**Brief**
Report the total number of lines that include the string "this", without any other text.

**Given information**
[START]

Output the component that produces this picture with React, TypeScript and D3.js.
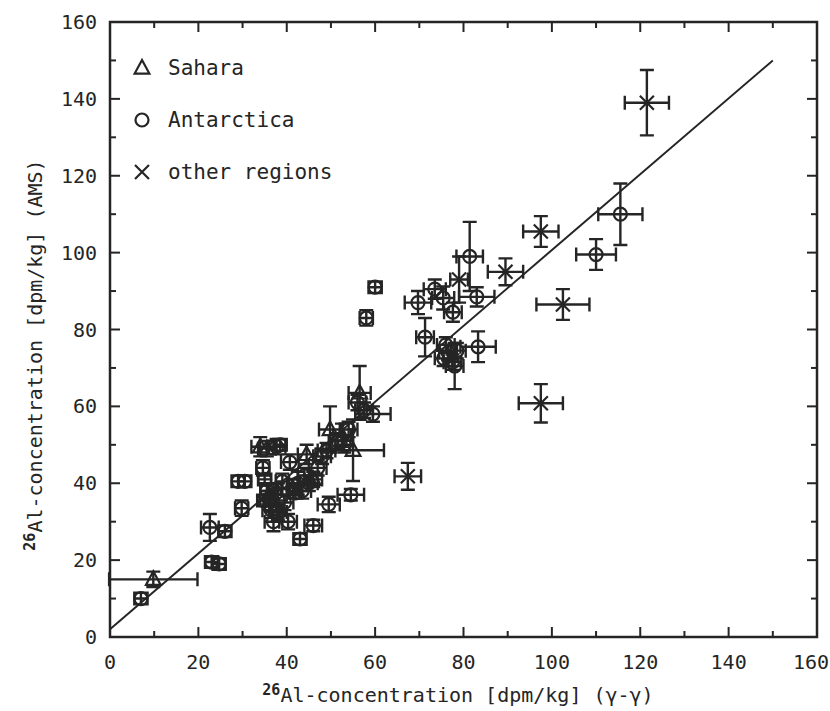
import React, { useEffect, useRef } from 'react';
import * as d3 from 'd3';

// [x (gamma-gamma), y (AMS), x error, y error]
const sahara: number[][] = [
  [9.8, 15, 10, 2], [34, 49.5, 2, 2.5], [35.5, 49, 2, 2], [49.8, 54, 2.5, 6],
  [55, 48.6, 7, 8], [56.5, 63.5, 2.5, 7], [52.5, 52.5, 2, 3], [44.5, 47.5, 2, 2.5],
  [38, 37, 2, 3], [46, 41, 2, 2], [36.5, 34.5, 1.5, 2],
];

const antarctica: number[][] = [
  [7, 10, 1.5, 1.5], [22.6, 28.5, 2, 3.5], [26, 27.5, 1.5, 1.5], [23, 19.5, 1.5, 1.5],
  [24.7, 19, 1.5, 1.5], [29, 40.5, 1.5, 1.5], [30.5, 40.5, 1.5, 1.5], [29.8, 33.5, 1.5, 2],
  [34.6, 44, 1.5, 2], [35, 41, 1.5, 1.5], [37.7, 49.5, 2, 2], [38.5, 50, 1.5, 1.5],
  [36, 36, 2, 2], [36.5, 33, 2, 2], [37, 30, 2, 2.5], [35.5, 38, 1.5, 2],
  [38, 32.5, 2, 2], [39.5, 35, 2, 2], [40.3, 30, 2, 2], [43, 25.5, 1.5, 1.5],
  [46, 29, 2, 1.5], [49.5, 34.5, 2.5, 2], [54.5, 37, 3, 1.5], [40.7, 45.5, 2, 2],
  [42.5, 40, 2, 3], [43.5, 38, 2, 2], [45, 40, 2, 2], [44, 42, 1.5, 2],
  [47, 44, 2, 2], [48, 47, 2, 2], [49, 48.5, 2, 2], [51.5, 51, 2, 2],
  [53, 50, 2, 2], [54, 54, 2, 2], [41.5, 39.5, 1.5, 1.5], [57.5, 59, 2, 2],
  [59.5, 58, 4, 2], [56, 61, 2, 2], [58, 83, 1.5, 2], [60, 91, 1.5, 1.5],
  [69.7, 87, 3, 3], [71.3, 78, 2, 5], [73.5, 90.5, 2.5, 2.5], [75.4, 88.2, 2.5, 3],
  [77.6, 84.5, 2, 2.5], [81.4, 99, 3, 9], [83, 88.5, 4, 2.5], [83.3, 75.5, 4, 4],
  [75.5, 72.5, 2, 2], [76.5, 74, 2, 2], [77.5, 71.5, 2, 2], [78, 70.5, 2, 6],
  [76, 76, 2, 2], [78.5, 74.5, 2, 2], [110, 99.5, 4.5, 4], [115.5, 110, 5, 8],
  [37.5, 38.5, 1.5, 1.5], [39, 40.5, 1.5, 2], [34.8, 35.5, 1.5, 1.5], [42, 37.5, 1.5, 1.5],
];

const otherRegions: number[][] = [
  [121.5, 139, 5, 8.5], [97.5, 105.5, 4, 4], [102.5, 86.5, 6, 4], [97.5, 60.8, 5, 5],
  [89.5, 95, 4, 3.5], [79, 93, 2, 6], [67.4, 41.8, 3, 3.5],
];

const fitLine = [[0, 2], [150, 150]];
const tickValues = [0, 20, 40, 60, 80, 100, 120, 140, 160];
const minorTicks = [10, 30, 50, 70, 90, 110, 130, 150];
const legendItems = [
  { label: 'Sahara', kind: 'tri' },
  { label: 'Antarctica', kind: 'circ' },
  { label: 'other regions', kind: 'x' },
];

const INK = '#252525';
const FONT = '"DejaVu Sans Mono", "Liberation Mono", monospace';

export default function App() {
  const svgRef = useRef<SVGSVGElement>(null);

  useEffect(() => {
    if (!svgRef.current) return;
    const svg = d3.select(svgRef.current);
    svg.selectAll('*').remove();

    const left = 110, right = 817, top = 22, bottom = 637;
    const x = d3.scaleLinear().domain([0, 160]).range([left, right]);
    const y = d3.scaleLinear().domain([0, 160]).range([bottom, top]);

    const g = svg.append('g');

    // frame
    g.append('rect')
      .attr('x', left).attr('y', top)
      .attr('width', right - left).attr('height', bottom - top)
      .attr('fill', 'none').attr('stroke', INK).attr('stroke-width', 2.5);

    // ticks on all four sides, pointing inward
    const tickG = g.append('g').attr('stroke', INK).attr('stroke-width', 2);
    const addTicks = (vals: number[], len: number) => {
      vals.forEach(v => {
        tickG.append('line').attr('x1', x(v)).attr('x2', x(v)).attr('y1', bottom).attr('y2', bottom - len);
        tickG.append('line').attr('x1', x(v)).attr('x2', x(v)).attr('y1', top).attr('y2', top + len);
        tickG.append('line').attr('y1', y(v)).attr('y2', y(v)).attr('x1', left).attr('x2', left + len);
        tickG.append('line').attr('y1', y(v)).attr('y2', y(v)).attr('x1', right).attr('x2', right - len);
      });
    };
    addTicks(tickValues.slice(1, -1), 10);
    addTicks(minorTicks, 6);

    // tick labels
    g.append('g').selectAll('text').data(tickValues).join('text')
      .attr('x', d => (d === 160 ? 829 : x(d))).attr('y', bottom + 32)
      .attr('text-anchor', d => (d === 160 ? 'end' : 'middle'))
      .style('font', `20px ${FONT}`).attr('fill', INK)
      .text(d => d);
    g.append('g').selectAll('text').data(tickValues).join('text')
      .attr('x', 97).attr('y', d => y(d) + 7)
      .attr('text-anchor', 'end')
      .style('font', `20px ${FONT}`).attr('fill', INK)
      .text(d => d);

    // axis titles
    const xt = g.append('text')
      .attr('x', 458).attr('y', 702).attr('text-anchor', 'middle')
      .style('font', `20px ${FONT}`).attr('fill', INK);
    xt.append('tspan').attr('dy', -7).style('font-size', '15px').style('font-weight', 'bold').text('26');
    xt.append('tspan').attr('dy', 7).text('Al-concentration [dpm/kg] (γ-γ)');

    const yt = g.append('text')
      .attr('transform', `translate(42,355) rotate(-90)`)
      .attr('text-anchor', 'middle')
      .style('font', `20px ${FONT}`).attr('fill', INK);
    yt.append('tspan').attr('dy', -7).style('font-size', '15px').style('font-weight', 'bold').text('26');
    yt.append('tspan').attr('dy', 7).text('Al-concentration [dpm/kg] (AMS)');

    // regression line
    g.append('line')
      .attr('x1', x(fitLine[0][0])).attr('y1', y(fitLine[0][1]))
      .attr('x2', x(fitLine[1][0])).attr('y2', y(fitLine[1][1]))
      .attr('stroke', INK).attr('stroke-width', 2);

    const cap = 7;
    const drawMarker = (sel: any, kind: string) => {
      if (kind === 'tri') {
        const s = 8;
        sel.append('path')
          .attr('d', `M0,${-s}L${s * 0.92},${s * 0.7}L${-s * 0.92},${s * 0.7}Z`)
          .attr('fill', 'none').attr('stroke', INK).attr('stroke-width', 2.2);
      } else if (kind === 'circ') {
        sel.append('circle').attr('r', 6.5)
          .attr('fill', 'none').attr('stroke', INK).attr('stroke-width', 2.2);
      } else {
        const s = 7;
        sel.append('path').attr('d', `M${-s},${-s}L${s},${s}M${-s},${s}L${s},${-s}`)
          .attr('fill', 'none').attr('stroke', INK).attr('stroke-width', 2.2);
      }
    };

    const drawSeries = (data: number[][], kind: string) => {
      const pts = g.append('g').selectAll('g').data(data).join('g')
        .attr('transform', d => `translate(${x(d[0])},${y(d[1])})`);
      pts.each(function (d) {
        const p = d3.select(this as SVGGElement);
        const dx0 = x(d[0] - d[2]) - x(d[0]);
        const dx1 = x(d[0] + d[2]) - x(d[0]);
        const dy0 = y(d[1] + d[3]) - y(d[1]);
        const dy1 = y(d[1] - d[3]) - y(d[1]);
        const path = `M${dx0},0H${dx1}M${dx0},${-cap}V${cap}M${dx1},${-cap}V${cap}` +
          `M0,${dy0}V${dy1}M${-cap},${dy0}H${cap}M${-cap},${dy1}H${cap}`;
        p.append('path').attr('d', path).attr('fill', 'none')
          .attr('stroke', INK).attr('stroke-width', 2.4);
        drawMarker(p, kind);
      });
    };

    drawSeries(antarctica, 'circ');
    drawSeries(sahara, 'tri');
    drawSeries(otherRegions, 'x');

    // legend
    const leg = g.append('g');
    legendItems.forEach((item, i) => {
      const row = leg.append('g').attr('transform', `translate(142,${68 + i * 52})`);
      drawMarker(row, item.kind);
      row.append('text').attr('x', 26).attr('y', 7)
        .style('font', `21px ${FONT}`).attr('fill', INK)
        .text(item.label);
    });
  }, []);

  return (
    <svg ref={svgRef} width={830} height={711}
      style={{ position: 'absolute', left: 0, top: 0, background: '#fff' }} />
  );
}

[END]

**Task result**
2